Without the pictures, can you quote each line below exactly?

● ● ● ●

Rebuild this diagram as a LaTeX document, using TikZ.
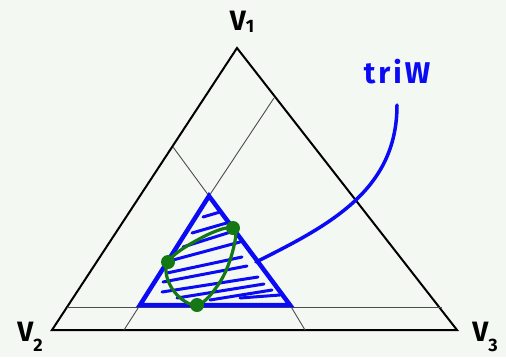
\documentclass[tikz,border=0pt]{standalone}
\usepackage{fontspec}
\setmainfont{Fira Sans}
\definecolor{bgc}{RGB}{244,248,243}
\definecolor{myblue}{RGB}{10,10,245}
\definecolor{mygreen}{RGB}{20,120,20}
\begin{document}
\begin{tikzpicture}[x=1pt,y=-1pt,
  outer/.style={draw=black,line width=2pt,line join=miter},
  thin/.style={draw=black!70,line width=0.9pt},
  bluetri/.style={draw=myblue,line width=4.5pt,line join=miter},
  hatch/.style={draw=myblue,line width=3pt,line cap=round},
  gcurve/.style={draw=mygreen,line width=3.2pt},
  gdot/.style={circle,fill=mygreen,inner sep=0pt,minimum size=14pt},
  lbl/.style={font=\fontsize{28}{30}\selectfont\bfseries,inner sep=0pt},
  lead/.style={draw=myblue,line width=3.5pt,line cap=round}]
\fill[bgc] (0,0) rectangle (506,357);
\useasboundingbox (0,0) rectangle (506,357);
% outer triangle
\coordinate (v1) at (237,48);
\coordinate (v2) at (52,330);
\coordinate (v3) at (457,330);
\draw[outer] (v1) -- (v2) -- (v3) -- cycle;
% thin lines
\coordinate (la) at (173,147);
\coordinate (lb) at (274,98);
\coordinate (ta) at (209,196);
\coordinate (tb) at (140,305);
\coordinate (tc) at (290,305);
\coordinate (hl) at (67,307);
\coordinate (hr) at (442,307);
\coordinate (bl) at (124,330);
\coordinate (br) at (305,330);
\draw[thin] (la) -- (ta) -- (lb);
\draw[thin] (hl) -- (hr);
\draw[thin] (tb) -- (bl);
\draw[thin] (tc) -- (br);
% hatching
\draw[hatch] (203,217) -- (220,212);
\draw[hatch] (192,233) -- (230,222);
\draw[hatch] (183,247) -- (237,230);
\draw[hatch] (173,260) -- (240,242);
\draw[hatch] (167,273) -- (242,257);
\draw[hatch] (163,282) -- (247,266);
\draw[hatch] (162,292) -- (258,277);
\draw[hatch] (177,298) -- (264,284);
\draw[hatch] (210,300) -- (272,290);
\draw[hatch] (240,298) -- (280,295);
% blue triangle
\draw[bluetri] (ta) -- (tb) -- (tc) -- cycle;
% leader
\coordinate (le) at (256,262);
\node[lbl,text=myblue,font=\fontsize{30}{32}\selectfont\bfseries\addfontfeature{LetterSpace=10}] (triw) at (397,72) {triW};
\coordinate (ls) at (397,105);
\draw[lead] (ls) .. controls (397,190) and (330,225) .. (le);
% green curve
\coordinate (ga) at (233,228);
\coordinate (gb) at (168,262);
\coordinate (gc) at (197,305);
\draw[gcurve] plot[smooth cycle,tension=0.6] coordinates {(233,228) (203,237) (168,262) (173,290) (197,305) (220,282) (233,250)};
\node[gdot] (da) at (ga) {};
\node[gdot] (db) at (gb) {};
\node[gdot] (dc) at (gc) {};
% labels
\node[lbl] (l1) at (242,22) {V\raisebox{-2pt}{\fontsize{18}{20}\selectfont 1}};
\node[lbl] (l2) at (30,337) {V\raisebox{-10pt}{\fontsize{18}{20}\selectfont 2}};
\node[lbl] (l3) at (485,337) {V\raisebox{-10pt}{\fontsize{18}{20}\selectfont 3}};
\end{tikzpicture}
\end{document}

● ● ● ●

*Answer to the task*.
Rebuild this diagram as a LaTeX document, using TikZ.
\documentclass[tikz,border=0pt]{standalone}
\usepackage{fontspec}
\setmainfont{Fira Sans}
\definecolor{bgc}{RGB}{244,248,243}
\definecolor{myblue}{RGB}{10,10,245}
\definecolor{mygreen}{RGB}{20,120,20}
\begin{document}
\begin{tikzpicture}[x=1pt,y=-1pt,
  outer/.style={draw=black,line width=2pt,line join=miter},
  thin/.style={draw=black!70,line width=0.9pt},
  bluetri/.style={draw=myblue,line width=4.5pt,line join=miter},
  hatch/.style={draw=myblue,line width=3pt,line cap=round},
  gcurve/.style={draw=mygreen,line width=3.2pt},
  gdot/.style={circle,fill=mygreen,inner sep=0pt,minimum size=14pt},
  lbl/.style={font=\fontsize{28}{30}\selectfont\bfseries,inner sep=0pt},
  lead/.style={draw=myblue,line width=3.5pt,line cap=round}]
\fill[bgc] (0,0) rectangle (506,357);
\useasboundingbox (0,0) rectangle (506,357);
% outer triangle
\coordinate (v1) at (237,48);
\coordinate (v2) at (52,330);
\coordinate (v3) at (457,330);
\draw[outer] (v1) -- (v2) -- (v3) -- cycle;
% thin lines
\coordinate (la) at (173,147);
\coordinate (lb) at (274,98);
\coordinate (ta) at (209,196);
\coordinate (tb) at (140,305);
\coordinate (tc) at (290,305);
\coordinate (hl) at (67,307);
\coordinate (hr) at (442,307);
\coordinate (bl) at (124,330);
\coordinate (br) at (305,330);
\draw[thin] (la) -- (ta) -- (lb);
\draw[thin] (hl) -- (hr);
\draw[thin] (tb) -- (bl);
\draw[thin] (tc) -- (br);
% hatching
\draw[hatch] (203,217) -- (220,212);
\draw[hatch] (192,233) -- (230,222);
\draw[hatch] (183,247) -- (237,230);
\draw[hatch] (173,260) -- (240,242);
\draw[hatch] (167,273) -- (242,257);
\draw[hatch] (163,282) -- (247,266);
\draw[hatch] (162,292) -- (258,277);
\draw[hatch] (177,298) -- (264,284);
\draw[hatch] (210,300) -- (272,290);
\draw[hatch] (240,298) -- (280,295);
% blue triangle
\draw[bluetri] (ta) -- (tb) -- (tc) -- cycle;
% leader
\coordinate (le) at (256,262);
\node[lbl,text=myblue,font=\fontsize{30}{32}\selectfont\bfseries\addfontfeature{LetterSpace=10}] (triw) at (397,72) {triW};
\coordinate (ls) at (397,105);
\draw[lead] (ls) .. controls (397,190) and (330,225) .. (le);
% green curve
\coordinate (ga) at (233,228);
\coordinate (gb) at (168,262);
\coordinate (gc) at (197,305);
\draw[gcurve] plot[smooth cycle,tension=0.6] coordinates {(233,228) (203,237) (168,262) (173,290) (197,305) (220,282) (233,250)};
\node[gdot] (da) at (ga) {};
\node[gdot] (db) at (gb) {};
\node[gdot] (dc) at (gc) {};
% labels
\node[lbl] (l1) at (242,22) {V\raisebox{-2pt}{\fontsize{18}{20}\selectfont 1}};
\node[lbl] (l2) at (30,337) {V\raisebox{-10pt}{\fontsize{18}{20}\selectfont 2}};
\node[lbl] (l3) at (485,337) {V\raisebox{-10pt}{\fontsize{18}{20}\selectfont 3}};
\end{tikzpicture}
\end{document}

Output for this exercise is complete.